You can increment the watermark by providing the next watermark to your Pipeline Config before syncing with the Watcher framework.

import pendulum
from watcher import Watcher, Pipeline, PipelineConfig, AddressLineage, Address

watcher = Watcher("https://api.watcher.example.com")

MY_ETL_PIPELINE_CONFIG = PipelineConfig(
    pipeline=Pipeline(
        name="my-etl-pipeline",
        pipeline_type_name="extraction",
    ),
    default_watermark="2024-01-01",
    address_lineage=AddressLineage(
        source_addresses=[
            Address(
                name="source_db.source_schema.source_table",
                address_type_name="postgres",
                address_type_group_name="database",
            )
        ],
        target_addresses=[
            Address(
                name="target_db.target_schema.target_table",
                address_type_name="snowflake",
                address_type_group_name="warehouse",
            )
        ],
    ),
)

MY_ETL_PIPELINE_CONFIG.next_watermark = pendulum.now("UTC").date().to_date_string()

synced_config = watcher.sync_pipeline_config(MY_ETL_PIPELINE_CONFIG)
print(f"Pipeline synced! New Watermark: {synced_config.watermark}")

For the first run, the watermark will be the default watermark. Then, it will be the next watermark. If you cannot set the next watermark before your pipeline execution, you can update the next_watermark value once you have it within your pipeline run using the update_pipeline_next_watermark() method.

Note

It is important to be aware of inclusivity / exlusivity to make sure your incremental windows do not overlap.

Accessing Watermarks

You can access the watermarks for your pipelines by using the WatcherContext.

from watcher import Watcher, PipelineConfig, WatcherContext

watcher = Watcher("https://api.watcher.example.com")

MY_ETL_PIPELINE_CONFIG.next_watermark = pendulum.now("UTC").date().to_date_string()

synced_config = watcher.sync_pipeline_config(MY_ETL_PIPELINE_CONFIG)

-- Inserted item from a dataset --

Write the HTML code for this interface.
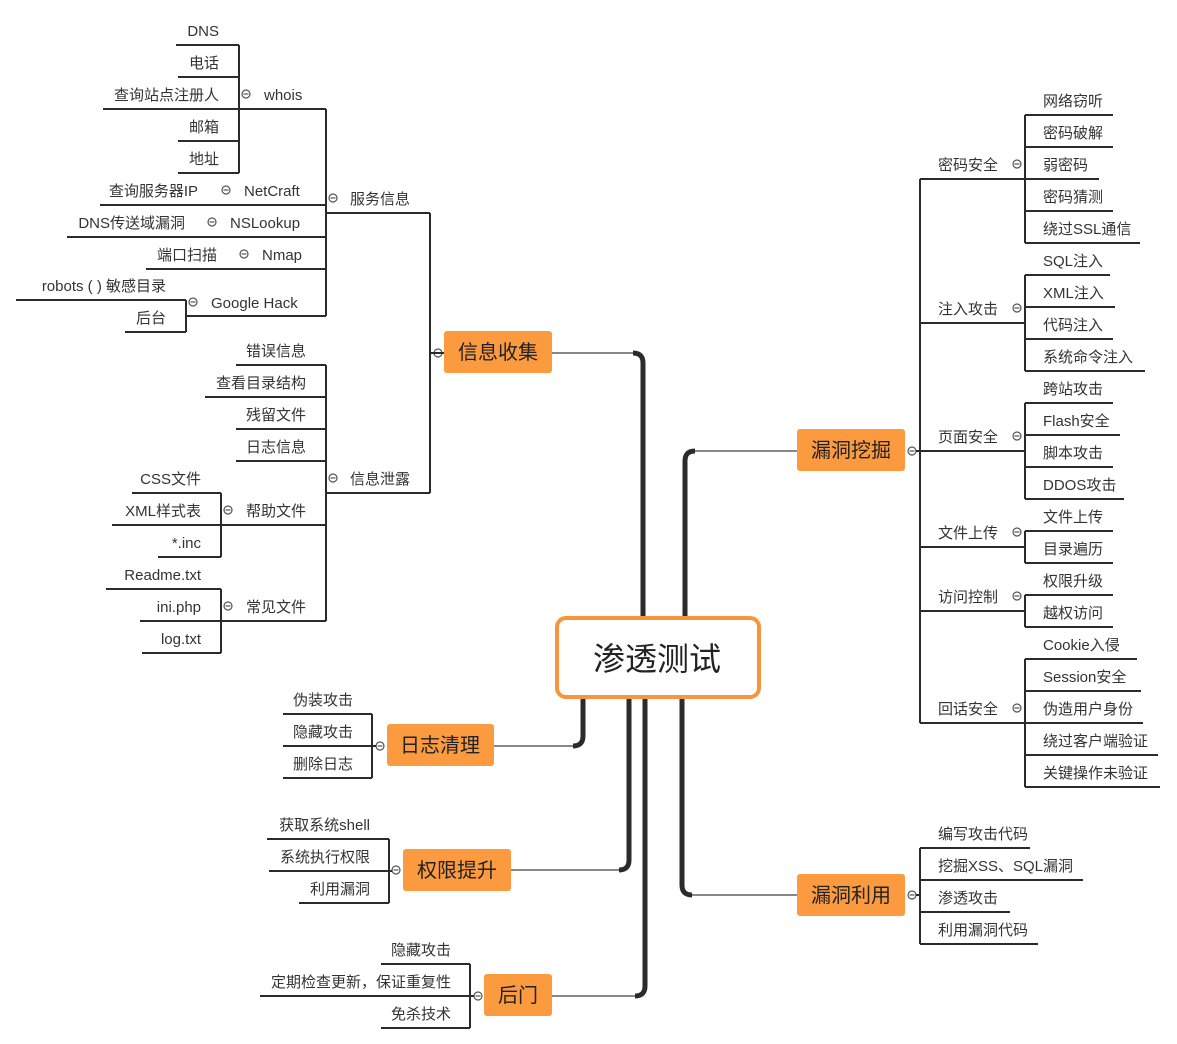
<!DOCTYPE html>
<html><head><meta charset="utf-8"><style>
html,body{margin:0;padding:0;background:#fff;}
svg{display:block;}
text{font-family:"Liberation Sans","Noto Sans CJK SC",sans-serif;font-size:15px;fill:#333;}
.l{stroke:#2b2b2b;stroke-width:2;fill:none;}
.t{stroke:#2d2a2e;stroke-width:5;fill:none;}
.g{stroke:#888;stroke-width:2;fill:none;}
.c{fill:#fff;stroke:#555;stroke-width:1.2;}
.o{fill:#fb9a3f;}
.ot{font-size:20px;fill:#222;}
</style></head><body>
<svg width="1177" height="1044" viewBox="0 0 1177 1044">
<defs>
<g id="m"><circle class="c" cx="0" cy="0" r="4"/><line x1="-2.5" y1="0" x2="2.5" y2="0" stroke="#555" stroke-width="1.2"/></g>
</defs>

<!-- trunks -->
<path class="g" d="M552,353 H636"/>
<path class="t" d="M643,617 V363 Q643,353 633,353"/>
<path class="g" d="M692,451 H797"/>
<path class="t" d="M685,617 V461 Q685,451 695,451"/>
<path class="g" d="M494,746 H576"/>
<path class="t" d="M583,698 V736 Q583,746 573,746"/>
<path class="g" d="M511,870 H622"/>
<path class="t" d="M629,698 V860 Q629,870 619,870"/>
<path class="g" d="M552,996 H638"/>
<path class="t" d="M645,698 V986 Q645,996 635,996"/>
<path class="g" d="M689,895 H797"/>
<path class="t" d="M682,698 V885 Q682,895 692,895"/>

<!-- center -->
<rect x="557" y="618" width="202" height="79" rx="9" fill="#fff" stroke="#f8953c" stroke-width="4"/>
<text x="657" y="670" text-anchor="middle" style="font-size:32px;fill:#222">渗透测试</text>

<!-- orange nodes -->
<rect class="o" x="444" y="331" width="108" height="42" rx="3"/><text class="ot" x="498" y="359" text-anchor="middle">信息收集</text>
<rect class="o" x="797" y="429" width="108" height="42" rx="3"/><text class="ot" x="851" y="457" text-anchor="middle">漏洞挖掘</text>
<rect class="o" x="797" y="874" width="108" height="42" rx="3"/><text class="ot" x="851" y="902" text-anchor="middle">漏洞利用</text>
<rect class="o" x="387" y="724" width="107" height="42" rx="3"/><text class="ot" x="440" y="752" text-anchor="middle">日志清理</text>
<rect class="o" x="403" y="849" width="108" height="42" rx="3"/><text class="ot" x="457" y="877" text-anchor="middle">权限提升</text>
<rect class="o" x="484" y="974" width="68" height="42" rx="3"/><text class="ot" x="518" y="1002" text-anchor="middle">后门</text>

<!-- 信息收集 -->
<use href="#m" x="438" y="353"/>
<path class="l" d="M444,353 H431 M430,213 V493"/>
<path class="l" d="M326,213 H430 M326,493 H430"/>
<use href="#m" x="333" y="198"/><text x="350" y="204">服务信息</text>
<use href="#m" x="333" y="478"/><text x="350" y="484">信息泄露</text>
<path class="l" d="M326,109 V316"/>
<!-- whois -->
<path class="l" d="M240,109 H326"/>
<use href="#m" x="246" y="94"/><text x="264" y="100">whois</text>
<path class="l" d="M239,45 V173 M176,45 H239 M178,77 H239 M103,109 H239 M178,141 H239 M178,173 H239"/>
<text x="219" y="36" text-anchor="end">DNS</text>
<text x="219" y="68" text-anchor="end">电话</text>
<text x="219" y="100" text-anchor="end">查询站点注册人</text>
<text x="219" y="132" text-anchor="end">邮箱</text>
<text x="219" y="164" text-anchor="end">地址</text>
<path class="l" d="M100,205 H326 M67,237 H326 M146,269 H326 M186,316 H326"/>
<text x="198" y="196" text-anchor="end">查询服务器IP</text><use href="#m" x="226" y="190"/><text x="244" y="196">NetCraft</text>
<text x="185" y="228" text-anchor="end">DNS传送域漏洞</text><use href="#m" x="212" y="222"/><text x="230" y="228">NSLookup</text>
<text x="217" y="260" text-anchor="end">端口扫描</text><use href="#m" x="244" y="254"/><text x="262" y="260">Nmap</text>
<use href="#m" x="193" y="302"/><text x="211" y="308">Google Hack</text>
<path class="l" d="M186,300 V332 M16,300 H186 M125,332 H186"/>
<text x="166" y="291" text-anchor="end">robots ( ) 敏感目录</text>
<text x="166" y="323" text-anchor="end">后台</text>
<!-- 信息泄露 -->
<path class="l" d="M326,365 V621 M236,365 H326 M205,397 H326 M236,429 H326 M236,461 H326 M221,525 H326 M221,621 H326"/>
<text x="306" y="356" text-anchor="end">错误信息</text>
<text x="306" y="388" text-anchor="end">查看目录结构</text>
<text x="306" y="420" text-anchor="end">残留文件</text>
<text x="306" y="452" text-anchor="end">日志信息</text>
<use href="#m" x="228" y="510"/><text x="246" y="516">帮助文件</text>
<use href="#m" x="228" y="606"/><text x="246" y="612">常见文件</text>
<path class="l" d="M221,493 V557 M132,493 H221 M112,525 H221 M158,557 H221"/>
<text x="201" y="484" text-anchor="end">CSS文件</text>
<text x="201" y="516" text-anchor="end">XML样式表</text>
<text x="201" y="548" text-anchor="end">*.inc</text>
<path class="l" d="M221,589 V653 M106,589 H221 M140,621 H221 M142,653 H221"/>
<text x="201" y="580" text-anchor="end">Readme.txt</text>
<text x="201" y="612" text-anchor="end">ini.php</text>
<text x="201" y="644" text-anchor="end">log.txt</text>

<!-- 漏洞挖掘 -->
<use href="#m" x="912" y="451"/>
<path class="l" d="M916,451 H920 M920,179 V723 M920,179 H1025 M920,323 H1025 M920,451 H1025 M920,547 H1025 M920,611 H1025 M920,723 H1025"/>
<text x="938" y="170">密码安全</text><use href="#m" x="1017" y="164"/>
<text x="938" y="314">注入攻击</text><use href="#m" x="1017" y="308"/>
<text x="938" y="442">页面安全</text><use href="#m" x="1017" y="436"/>
<text x="938" y="538">文件上传</text><use href="#m" x="1017" y="532"/>
<text x="938" y="602">访问控制</text><use href="#m" x="1017" y="596"/>
<text x="938" y="714">回话安全</text><use href="#m" x="1017" y="708"/>
<path class="l" d="M1025,115 V243 M1025,115 H1113 M1025,147 H1113 M1025,179 H1099 M1025,211 H1113 M1025,243 H1140"/>
<text x="1043" y="106">网络窃听</text><text x="1043" y="138">密码破解</text><text x="1043" y="170">弱密码</text><text x="1043" y="202">密码猜测</text><text x="1043" y="234">绕过SSL通信</text>
<path class="l" d="M1025,275 V371 M1025,275 H1110 M1025,307 H1115 M1025,339 H1113 M1025,371 H1145"/>
<text x="1043" y="266">SQL注入</text><text x="1043" y="298">XML注入</text><text x="1043" y="330">代码注入</text><text x="1043" y="362">系统命令注入</text>
<path class="l" d="M1025,403 V499 M1025,403 H1113 M1025,435 H1120 M1025,467 H1113 M1025,499 H1124"/>
<text x="1043" y="394">跨站攻击</text><text x="1043" y="426">Flash安全</text><text x="1043" y="458">脚本攻击</text><text x="1043" y="490">DDOS攻击</text>
<path class="l" d="M1025,531 V563 M1025,531 H1113 M1025,563 H1113"/>
<text x="1043" y="522">文件上传</text><text x="1043" y="554">目录遍历</text>
<path class="l" d="M1025,595 V627 M1025,595 H1113 M1025,627 H1113"/>
<text x="1043" y="586">权限升级</text><text x="1043" y="618">越权访问</text>
<path class="l" d="M1025,659 V787 M1025,659 H1137 M1025,691 H1141 M1025,723 H1143 M1025,755 H1158 M1025,787 H1160"/>
<text x="1043" y="650">Cookie入侵</text><text x="1043" y="682">Session安全</text><text x="1043" y="714">伪造用户身份</text><text x="1043" y="746">绕过客户端验证</text><text x="1043" y="778">关键操作未验证</text>

<!-- 漏洞利用 -->
<use href="#m" x="912" y="895"/>
<path class="l" d="M916,895 H920 M920,848 V944 M920,848 H1030 M920,880 H1083 M920,912 H1010 M920,944 H1038"/>
<text x="938" y="839">编写攻击代码</text><text x="938" y="871">挖掘XSS、SQL漏洞</text><text x="938" y="903">渗透攻击</text><text x="938" y="935">利用漏洞代码</text>

<!-- 日志清理 -->
<use href="#m" x="380" y="746"/>
<path class="l" d="M372,714 V778 M283,714 H372 M283,746 H376 M283,778 H372"/>
<text x="353" y="705" text-anchor="end">伪装攻击</text><text x="353" y="737" text-anchor="end">隐藏攻击</text><text x="353" y="769" text-anchor="end">删除日志</text>

<!-- 权限提升 -->
<use href="#m" x="396" y="870"/>
<path class="l" d="M389,839 V903 M267,839 H389 M269,871 H392 M299,903 H389"/>
<text x="370" y="830" text-anchor="end">获取系统shell</text><text x="370" y="862" text-anchor="end">系统执行权限</text><text x="370" y="894" text-anchor="end">利用漏洞</text>

<!-- 后门 -->
<use href="#m" x="478" y="996"/>
<path class="l" d="M470,964 V1028 M381,964 H470 M260,996 H474 M381,1028 H470"/>
<text x="451" y="955" text-anchor="end">隐藏攻击</text><text x="451" y="987" text-anchor="end">定期检查更新，保证重复性</text><text x="451" y="1019" text-anchor="end">免杀技术</text>
</svg>
</body></html>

@watcher.track_pipeline_execution(
    pipeline_id=synced_config.pipeline.id,
    active=synced_config.pipeline.active
    watermark=synced_config.watermark
    next_watermark=synced_config.next_watermark
    )
def etl_pipeline(watcher_context: WatcherContext):
    print(f"Watermark: {watcher_context.watermark}")
    print(f"Next Watermark: {watcher_context.next_watermark}")

    query = f"""
        SELECT
        *
        FROM Table_A
        WHERE date_column < '{watcher_context.next_watermark}'
            AND date_column >= '{watcher_context.watermark}'
    """

    return ETLResult(
        completed_successfully=True,
        inserts=100,
        total_rows=100,
        execution_metadata={"partition": "2025-01-01"},
    )

etl_pipeline()

Watermark Data Type

The watermark data type is stored as a string in the Watcher framework to allow for flexibility. It is important to be aware of the data types you are using in your code and to properly cast it once accessed from the WatcherContext.